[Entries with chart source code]
BEGIN

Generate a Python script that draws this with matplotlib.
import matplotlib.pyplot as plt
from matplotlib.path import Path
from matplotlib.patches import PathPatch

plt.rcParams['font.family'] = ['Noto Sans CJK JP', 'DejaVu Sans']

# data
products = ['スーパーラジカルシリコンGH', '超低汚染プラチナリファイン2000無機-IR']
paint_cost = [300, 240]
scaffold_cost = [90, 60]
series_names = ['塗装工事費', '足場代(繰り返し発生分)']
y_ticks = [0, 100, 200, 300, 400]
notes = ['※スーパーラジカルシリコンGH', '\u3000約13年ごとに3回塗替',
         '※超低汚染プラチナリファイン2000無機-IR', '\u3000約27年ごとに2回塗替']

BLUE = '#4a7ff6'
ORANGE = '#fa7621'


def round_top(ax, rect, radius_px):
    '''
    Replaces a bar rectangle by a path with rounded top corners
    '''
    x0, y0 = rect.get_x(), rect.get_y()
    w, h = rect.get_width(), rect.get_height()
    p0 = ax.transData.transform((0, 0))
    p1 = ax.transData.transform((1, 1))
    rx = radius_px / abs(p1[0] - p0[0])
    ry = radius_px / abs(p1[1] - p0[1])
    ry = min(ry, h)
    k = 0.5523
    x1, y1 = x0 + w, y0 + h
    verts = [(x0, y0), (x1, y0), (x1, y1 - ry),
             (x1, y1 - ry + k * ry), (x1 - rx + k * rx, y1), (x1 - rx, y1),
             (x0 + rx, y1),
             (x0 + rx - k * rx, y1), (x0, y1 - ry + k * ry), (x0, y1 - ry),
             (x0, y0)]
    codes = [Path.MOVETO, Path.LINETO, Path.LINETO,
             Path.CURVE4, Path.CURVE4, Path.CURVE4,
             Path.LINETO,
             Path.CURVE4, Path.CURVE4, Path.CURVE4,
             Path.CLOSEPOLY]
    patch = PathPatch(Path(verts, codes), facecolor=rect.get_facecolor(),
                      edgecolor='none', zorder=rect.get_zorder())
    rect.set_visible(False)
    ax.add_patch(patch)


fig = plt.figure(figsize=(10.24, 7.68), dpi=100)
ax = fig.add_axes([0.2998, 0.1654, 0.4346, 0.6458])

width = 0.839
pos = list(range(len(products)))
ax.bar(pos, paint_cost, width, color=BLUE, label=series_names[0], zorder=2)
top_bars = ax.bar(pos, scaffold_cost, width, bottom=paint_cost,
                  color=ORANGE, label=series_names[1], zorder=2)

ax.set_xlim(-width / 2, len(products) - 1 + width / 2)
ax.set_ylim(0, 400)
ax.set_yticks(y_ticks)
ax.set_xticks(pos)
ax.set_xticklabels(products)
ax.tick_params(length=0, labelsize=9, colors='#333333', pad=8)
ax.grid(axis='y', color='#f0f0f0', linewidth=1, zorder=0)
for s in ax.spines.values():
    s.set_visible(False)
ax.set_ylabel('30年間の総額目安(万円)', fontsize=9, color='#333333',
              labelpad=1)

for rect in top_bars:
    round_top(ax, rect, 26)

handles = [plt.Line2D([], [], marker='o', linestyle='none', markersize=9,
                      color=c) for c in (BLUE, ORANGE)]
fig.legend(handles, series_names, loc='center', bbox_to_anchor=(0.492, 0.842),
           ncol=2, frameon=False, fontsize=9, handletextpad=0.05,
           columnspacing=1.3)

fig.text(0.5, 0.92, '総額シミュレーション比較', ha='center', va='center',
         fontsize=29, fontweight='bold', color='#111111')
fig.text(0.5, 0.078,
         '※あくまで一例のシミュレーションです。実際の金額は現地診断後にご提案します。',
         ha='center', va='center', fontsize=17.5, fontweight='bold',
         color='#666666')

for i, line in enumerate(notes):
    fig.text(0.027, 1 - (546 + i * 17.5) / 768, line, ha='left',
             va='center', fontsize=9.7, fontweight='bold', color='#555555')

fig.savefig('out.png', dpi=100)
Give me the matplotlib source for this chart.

END

The exercise >>
Word for word, extract all the records.

Finished exercise >>
Generate a Python script that draws this with matplotlib.
import matplotlib.pyplot as plt
from matplotlib.path import Path
from matplotlib.patches import PathPatch

plt.rcParams['font.family'] = ['Noto Sans CJK JP', 'DejaVu Sans']

# data
products = ['スーパーラジカルシリコンGH', '超低汚染プラチナリファイン2000無機-IR']
paint_cost = [300, 240]
scaffold_cost = [90, 60]
series_names = ['塗装工事費', '足場代(繰り返し発生分)']
y_ticks = [0, 100, 200, 300, 400]
notes = ['※スーパーラジカルシリコンGH', '\u3000約13年ごとに3回塗替',
         '※超低汚染プラチナリファイン2000無機-IR', '\u3000約27年ごとに2回塗替']

BLUE = '#4a7ff6'
ORANGE = '#fa7621'


def round_top(ax, rect, radius_px):
    '''
    Replaces a bar rectangle by a path with rounded top corners
    '''
    x0, y0 = rect.get_x(), rect.get_y()
    w, h = rect.get_width(), rect.get_height()
    p0 = ax.transData.transform((0, 0))
    p1 = ax.transData.transform((1, 1))
    rx = radius_px / abs(p1[0] - p0[0])
    ry = radius_px / abs(p1[1] - p0[1])
    ry = min(ry, h)
    k = 0.5523
    x1, y1 = x0 + w, y0 + h
    verts = [(x0, y0), (x1, y0), (x1, y1 - ry),
             (x1, y1 - ry + k * ry), (x1 - rx + k * rx, y1), (x1 - rx, y1),
             (x0 + rx, y1),
             (x0 + rx - k * rx, y1), (x0, y1 - ry + k * ry), (x0, y1 - ry),
             (x0, y0)]
    codes = [Path.MOVETO, Path.LINETO, Path.LINETO,
             Path.CURVE4, Path.CURVE4, Path.CURVE4,
             Path.LINETO,
             Path.CURVE4, Path.CURVE4, Path.CURVE4,
             Path.CLOSEPOLY]
    patch = PathPatch(Path(verts, codes), facecolor=rect.get_facecolor(),
                      edgecolor='none', zorder=rect.get_zorder())
    rect.set_visible(False)
    ax.add_patch(patch)


fig = plt.figure(figsize=(10.24, 7.68), dpi=100)
ax = fig.add_axes([0.2998, 0.1654, 0.4346, 0.6458])

width = 0.839
pos = list(range(len(products)))
ax.bar(pos, paint_cost, width, color=BLUE, label=series_names[0], zorder=2)
top_bars = ax.bar(pos, scaffold_cost, width, bottom=paint_cost,
                  color=ORANGE, label=series_names[1], zorder=2)

ax.set_xlim(-width / 2, len(products) - 1 + width / 2)
ax.set_ylim(0, 400)
ax.set_yticks(y_ticks)
ax.set_xticks(pos)
ax.set_xticklabels(products)
ax.tick_params(length=0, labelsize=9, colors='#333333', pad=8)
ax.grid(axis='y', color='#f0f0f0', linewidth=1, zorder=0)
for s in ax.spines.values():
    s.set_visible(False)
ax.set_ylabel('30年間の総額目安(万円)', fontsize=9, color='#333333',
              labelpad=1)

for rect in top_bars:
    round_top(ax, rect, 26)

handles = [plt.Line2D([], [], marker='o', linestyle='none', markersize=9,
                      color=c) for c in (BLUE, ORANGE)]
fig.legend(handles, series_names, loc='center', bbox_to_anchor=(0.492, 0.842),
           ncol=2, frameon=False, fontsize=9, handletextpad=0.05,
           columnspacing=1.3)

fig.text(0.5, 0.92, '総額シミュレーション比較', ha='center', va='center',
         fontsize=29, fontweight='bold', color='#111111')
fig.text(0.5, 0.078,
         '※あくまで一例のシミュレーションです。実際の金額は現地診断後にご提案します。',
         ha='center', va='center', fontsize=17.5, fontweight='bold',
         color='#666666')

for i, line in enumerate(notes):
    fig.text(0.027, 1 - (546 + i * 17.5) / 768, line, ha='left',
             va='center', fontsize=9.7, fontweight='bold', color='#555555')

fig.savefig('out.png', dpi=100)
Give me the matplotlib source for this chart.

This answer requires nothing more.